Up to and including the line with "arc[start angle=134.8,end angle=312.8,radius=207];", write out the listing from its first line, minus the pictures.

------------------------------

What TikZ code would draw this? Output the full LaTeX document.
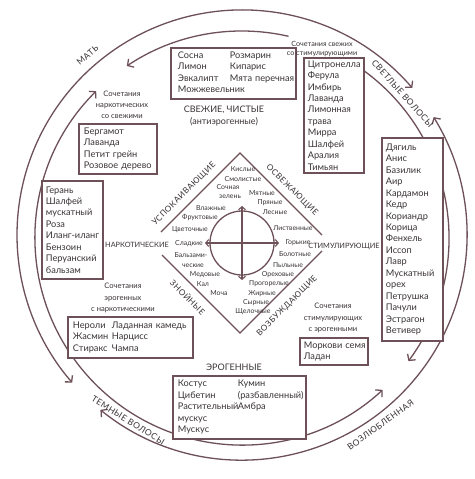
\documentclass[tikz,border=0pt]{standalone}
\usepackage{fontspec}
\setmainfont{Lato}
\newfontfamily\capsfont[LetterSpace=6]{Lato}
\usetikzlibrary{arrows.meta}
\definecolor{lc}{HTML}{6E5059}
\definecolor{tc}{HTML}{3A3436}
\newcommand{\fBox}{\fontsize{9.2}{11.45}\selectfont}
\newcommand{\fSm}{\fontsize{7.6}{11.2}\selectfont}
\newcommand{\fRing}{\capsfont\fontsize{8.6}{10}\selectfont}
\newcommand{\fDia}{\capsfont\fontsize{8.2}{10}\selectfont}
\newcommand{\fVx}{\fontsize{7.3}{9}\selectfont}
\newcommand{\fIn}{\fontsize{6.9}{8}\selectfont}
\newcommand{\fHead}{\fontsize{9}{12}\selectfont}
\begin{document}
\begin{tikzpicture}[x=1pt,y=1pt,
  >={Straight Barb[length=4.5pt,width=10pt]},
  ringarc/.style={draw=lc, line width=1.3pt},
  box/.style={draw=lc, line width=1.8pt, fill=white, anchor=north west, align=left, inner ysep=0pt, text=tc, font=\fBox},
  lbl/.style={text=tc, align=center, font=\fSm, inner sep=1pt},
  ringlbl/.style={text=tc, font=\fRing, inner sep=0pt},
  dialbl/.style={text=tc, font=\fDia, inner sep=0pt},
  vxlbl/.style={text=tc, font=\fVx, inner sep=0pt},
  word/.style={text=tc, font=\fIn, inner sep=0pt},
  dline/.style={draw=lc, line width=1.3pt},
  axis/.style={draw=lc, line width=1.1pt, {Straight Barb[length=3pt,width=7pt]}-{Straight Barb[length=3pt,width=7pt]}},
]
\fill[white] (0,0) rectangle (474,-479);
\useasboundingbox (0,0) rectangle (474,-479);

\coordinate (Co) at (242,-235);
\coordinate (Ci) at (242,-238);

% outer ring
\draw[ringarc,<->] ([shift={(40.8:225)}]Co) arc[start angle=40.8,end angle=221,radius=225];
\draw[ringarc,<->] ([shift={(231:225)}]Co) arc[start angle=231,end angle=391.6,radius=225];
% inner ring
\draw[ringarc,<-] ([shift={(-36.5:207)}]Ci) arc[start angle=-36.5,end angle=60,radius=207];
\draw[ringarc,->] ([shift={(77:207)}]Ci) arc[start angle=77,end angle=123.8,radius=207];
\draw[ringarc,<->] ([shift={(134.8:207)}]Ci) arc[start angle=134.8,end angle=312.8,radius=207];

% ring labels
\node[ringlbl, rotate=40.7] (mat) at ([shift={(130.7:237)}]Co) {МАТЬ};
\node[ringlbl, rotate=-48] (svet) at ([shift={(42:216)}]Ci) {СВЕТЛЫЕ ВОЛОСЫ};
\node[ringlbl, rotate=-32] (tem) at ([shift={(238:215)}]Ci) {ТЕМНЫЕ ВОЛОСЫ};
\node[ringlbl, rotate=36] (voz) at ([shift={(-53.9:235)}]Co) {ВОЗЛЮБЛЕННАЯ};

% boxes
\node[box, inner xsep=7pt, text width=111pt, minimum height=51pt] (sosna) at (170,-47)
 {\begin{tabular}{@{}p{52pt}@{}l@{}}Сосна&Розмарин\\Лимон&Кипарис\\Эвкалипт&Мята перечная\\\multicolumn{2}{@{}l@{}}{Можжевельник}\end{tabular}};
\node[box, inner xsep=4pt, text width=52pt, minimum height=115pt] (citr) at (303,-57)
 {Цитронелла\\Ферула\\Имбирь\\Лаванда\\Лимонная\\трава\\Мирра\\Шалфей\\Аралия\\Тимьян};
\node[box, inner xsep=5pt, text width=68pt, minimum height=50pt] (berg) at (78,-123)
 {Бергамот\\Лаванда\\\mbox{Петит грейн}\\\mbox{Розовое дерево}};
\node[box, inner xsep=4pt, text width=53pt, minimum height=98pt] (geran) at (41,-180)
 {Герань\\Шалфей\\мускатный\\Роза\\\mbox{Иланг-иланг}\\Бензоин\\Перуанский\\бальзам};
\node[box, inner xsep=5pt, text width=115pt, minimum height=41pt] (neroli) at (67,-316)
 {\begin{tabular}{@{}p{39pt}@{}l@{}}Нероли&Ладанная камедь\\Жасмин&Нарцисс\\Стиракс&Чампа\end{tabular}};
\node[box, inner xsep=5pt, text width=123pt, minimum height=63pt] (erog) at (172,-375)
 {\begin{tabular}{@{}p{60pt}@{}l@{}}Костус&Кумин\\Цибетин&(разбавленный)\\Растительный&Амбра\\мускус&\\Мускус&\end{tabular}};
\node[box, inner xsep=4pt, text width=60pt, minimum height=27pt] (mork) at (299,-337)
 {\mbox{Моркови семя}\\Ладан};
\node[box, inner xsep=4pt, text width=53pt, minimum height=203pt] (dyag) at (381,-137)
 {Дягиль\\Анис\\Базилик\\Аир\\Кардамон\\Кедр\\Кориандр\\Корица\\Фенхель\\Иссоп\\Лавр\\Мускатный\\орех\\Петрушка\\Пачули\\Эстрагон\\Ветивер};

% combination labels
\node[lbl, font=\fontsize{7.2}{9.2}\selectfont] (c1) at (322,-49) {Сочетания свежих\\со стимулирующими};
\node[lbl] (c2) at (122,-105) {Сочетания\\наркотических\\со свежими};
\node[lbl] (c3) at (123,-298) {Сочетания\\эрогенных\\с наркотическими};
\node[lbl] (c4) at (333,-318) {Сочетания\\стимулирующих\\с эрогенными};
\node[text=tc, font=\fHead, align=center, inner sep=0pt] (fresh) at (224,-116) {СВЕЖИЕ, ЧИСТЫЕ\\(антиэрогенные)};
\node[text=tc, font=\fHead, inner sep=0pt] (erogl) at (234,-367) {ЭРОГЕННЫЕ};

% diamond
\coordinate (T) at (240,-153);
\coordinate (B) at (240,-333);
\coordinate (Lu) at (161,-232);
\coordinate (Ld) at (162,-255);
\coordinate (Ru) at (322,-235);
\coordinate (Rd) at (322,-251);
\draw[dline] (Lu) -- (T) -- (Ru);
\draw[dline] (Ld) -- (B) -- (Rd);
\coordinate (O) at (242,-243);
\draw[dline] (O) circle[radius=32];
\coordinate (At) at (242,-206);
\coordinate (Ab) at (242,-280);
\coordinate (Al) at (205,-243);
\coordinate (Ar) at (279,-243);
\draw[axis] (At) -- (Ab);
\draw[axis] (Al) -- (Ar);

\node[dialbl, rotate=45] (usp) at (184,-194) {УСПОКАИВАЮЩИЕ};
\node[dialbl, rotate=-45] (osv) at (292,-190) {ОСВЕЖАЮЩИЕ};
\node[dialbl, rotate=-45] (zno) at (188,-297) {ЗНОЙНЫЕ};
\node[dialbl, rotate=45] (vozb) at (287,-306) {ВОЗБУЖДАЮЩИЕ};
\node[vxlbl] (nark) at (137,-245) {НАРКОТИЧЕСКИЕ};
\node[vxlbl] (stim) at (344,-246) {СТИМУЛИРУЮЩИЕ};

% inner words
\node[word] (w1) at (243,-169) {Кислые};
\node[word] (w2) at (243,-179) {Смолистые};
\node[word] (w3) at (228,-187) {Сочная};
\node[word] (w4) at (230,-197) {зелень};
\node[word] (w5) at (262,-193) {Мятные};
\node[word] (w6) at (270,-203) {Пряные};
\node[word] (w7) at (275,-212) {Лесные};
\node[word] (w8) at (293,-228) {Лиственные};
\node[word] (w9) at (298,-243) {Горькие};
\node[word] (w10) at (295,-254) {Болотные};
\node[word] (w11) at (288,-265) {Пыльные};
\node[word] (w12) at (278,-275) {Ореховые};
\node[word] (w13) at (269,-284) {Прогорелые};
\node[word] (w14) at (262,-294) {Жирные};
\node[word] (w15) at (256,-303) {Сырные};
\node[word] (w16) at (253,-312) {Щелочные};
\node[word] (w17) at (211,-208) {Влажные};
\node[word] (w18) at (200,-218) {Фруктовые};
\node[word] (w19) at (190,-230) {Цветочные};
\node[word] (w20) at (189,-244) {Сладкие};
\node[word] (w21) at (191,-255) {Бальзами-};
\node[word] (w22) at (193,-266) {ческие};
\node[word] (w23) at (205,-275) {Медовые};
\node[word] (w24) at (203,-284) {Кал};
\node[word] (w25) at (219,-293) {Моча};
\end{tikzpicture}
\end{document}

------------------------------

• [Response to the task]:
What TikZ code would draw this? Output the full LaTeX document.
\documentclass[tikz,border=0pt]{standalone}
\usepackage{fontspec}
\setmainfont{Lato}
\newfontfamily\capsfont[LetterSpace=6]{Lato}
\usetikzlibrary{arrows.meta}
\definecolor{lc}{HTML}{6E5059}
\definecolor{tc}{HTML}{3A3436}
\newcommand{\fBox}{\fontsize{9.2}{11.45}\selectfont}
\newcommand{\fSm}{\fontsize{7.6}{11.2}\selectfont}
\newcommand{\fRing}{\capsfont\fontsize{8.6}{10}\selectfont}
\newcommand{\fDia}{\capsfont\fontsize{8.2}{10}\selectfont}
\newcommand{\fVx}{\fontsize{7.3}{9}\selectfont}
\newcommand{\fIn}{\fontsize{6.9}{8}\selectfont}
\newcommand{\fHead}{\fontsize{9}{12}\selectfont}
\begin{document}
\begin{tikzpicture}[x=1pt,y=1pt,
  >={Straight Barb[length=4.5pt,width=10pt]},
  ringarc/.style={draw=lc, line width=1.3pt},
  box/.style={draw=lc, line width=1.8pt, fill=white, anchor=north west, align=left, inner ysep=0pt, text=tc, font=\fBox},
  lbl/.style={text=tc, align=center, font=\fSm, inner sep=1pt},
  ringlbl/.style={text=tc, font=\fRing, inner sep=0pt},
  dialbl/.style={text=tc, font=\fDia, inner sep=0pt},
  vxlbl/.style={text=tc, font=\fVx, inner sep=0pt},
  word/.style={text=tc, font=\fIn, inner sep=0pt},
  dline/.style={draw=lc, line width=1.3pt},
  axis/.style={draw=lc, line width=1.1pt, {Straight Barb[length=3pt,width=7pt]}-{Straight Barb[length=3pt,width=7pt]}},
]
\fill[white] (0,0) rectangle (474,-479);
\useasboundingbox (0,0) rectangle (474,-479);

\coordinate (Co) at (242,-235);
\coordinate (Ci) at (242,-238);

% outer ring
\draw[ringarc,<->] ([shift={(40.8:225)}]Co) arc[start angle=40.8,end angle=221,radius=225];
\draw[ringarc,<->] ([shift={(231:225)}]Co) arc[start angle=231,end angle=391.6,radius=225];
% inner ring
\draw[ringarc,<-] ([shift={(-36.5:207)}]Ci) arc[start angle=-36.5,end angle=60,radius=207];
\draw[ringarc,->] ([shift={(77:207)}]Ci) arc[start angle=77,end angle=123.8,radius=207];
\draw[ringarc,<->] ([shift={(134.8:207)}]Ci) arc[start angle=134.8,end angle=312.8,radius=207];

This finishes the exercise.